Researchers at Wayne State University and the University of Michigan have found that a common blood test for triglycerides may allow doctors to predict which patients with diabetes are more likely to develop neuropathy.
The researchers looked at data from 427 people with diabetes who had already developed neuropathy, an inflammatory condition in which nerves in the limbs become damaged or even deadened. Its most common symptoms are tingling, numbness, and pain.
Tracking the group over a year, they found that the patients with elevated levels of triglycerides were “significantly more likely” to develop further nerve fiber loss. In addition to discovering this valuable new diagnostic tool, the researchers found that levels of blood glucose and other fats in the bloodstream were not good predictors of deepening neuropathy.
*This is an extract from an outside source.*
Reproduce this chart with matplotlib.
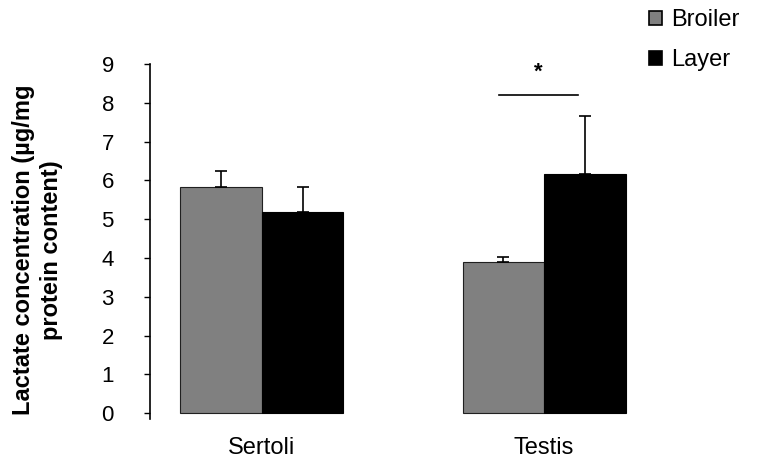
import matplotlib
matplotlib.use("Agg")
import matplotlib.pyplot as plt
import numpy as np
from matplotlib.patches import Patch

plt.rcParams['font.family'] = ['Liberation Sans', 'DejaVu Sans']

categories = ["Sertoli", "Testis"]
series_names = ["Broiler", "Layer"]
broiler = [5.82, 3.89]
layer = [5.18, 6.16]
broiler_err = [0.42, 0.13]
layer_err = [0.64, 1.50]
yticks = [0, 1, 2, 3, 4, 5, 6, 7, 8, 9]
sig_x = [0.84, 1.12]
sig_y = 8.2
star_y = 8.8

colors = ["#808080", "#000000"]

fig = plt.figure(figsize=(7.7, 4.65), dpi=100)
ax = fig.add_axes([150/770, (465-419)/465, 550/770, (419-64)/465])

x = np.arange(len(categories))
w = 0.289
ax.bar(x - w/2, broiler, w, color=colors[0], edgecolor="#202020", linewidth=0.8,
       yerr=[np.zeros(2), broiler_err], capsize=4,
       error_kw=dict(elinewidth=1.2, capthick=1.2, ecolor="black"), zorder=2)
ax.bar(x + w/2, layer, w, color=colors[1], edgecolor="black", linewidth=0.8,
       yerr=[np.zeros(2), layer_err], capsize=4,
       error_kw=dict(elinewidth=1.2, capthick=1.2, ecolor="black"), zorder=2)

ax.plot(sig_x, [sig_y, sig_y], color="black", lw=1.2)
ax.text(np.mean(sig_x), star_y, "*", ha="center", va="center",
        fontsize=16, fontweight="bold")

ax.set_ylim(-0.15, 9)
ax.set_xlim(-0.397, 1.553)
ax.set_yticks(yticks)
ax.set_yticklabels([str(t) for t in yticks], fontsize=16)
ax.set_xticks(x)
ax.set_xticklabels(categories, fontsize=17)
ax.tick_params(axis="x", length=0, pad=13)
ax.tick_params(axis="y", direction="out", length=4, width=1, pad=22)
for s in ["top", "right", "bottom"]:
    ax.spines[s].set_visible(False)
ax.spines["left"].set_linewidth(1.2)

ax.set_ylabel("Lactate concentration (µg/mg\nprotein content)", fontsize=17,
              fontweight="bold", linespacing=1.3)
ax.yaxis.set_label_coords(-0.158, 0.476)

handles = [Patch(facecolor=colors[0], edgecolor="black", linewidth=1.2),
           Patch(facecolor=colors[1], edgecolor="black", linewidth=1.2)]
fig.legend(handles, series_names, loc="upper left", bbox_to_anchor=(640/770, 1.0),
           frameon=False, fontsize=17, handlelength=0.55, handleheight=0.55,
           handletextpad=0.35, labelspacing=0.75, borderaxespad=0.0)

fig.savefig("out.png", dpi=100)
Produced by the liver, triglycerides are a combination of fat and glycerol that is used as an energy reserve. The body stores most triglycerides in adipose tissue and circulates others in the bloodstream as a readily available energy source. Too many triglycerides in the bloodstream is a known risk factor for cardiovascular problems, such as high blood pressure and the blockage or deterioration of blood vessels.
Scientists increasingly see a close link between cardiovascular disease and diabetes-most of the deaths attributed to diabetes are from cardiovascular events. The Michigan research into triglycerides establishes progressive neuropathy as a significant new predictor of cardiovascular problems.
Fortunately, the same therapies that doctors apply to diabetes can work to lower triglycerides: avoidance of certain fats (such as saturated) and participation in regular exercise.
The study was published in the journal Diabetes and is now online.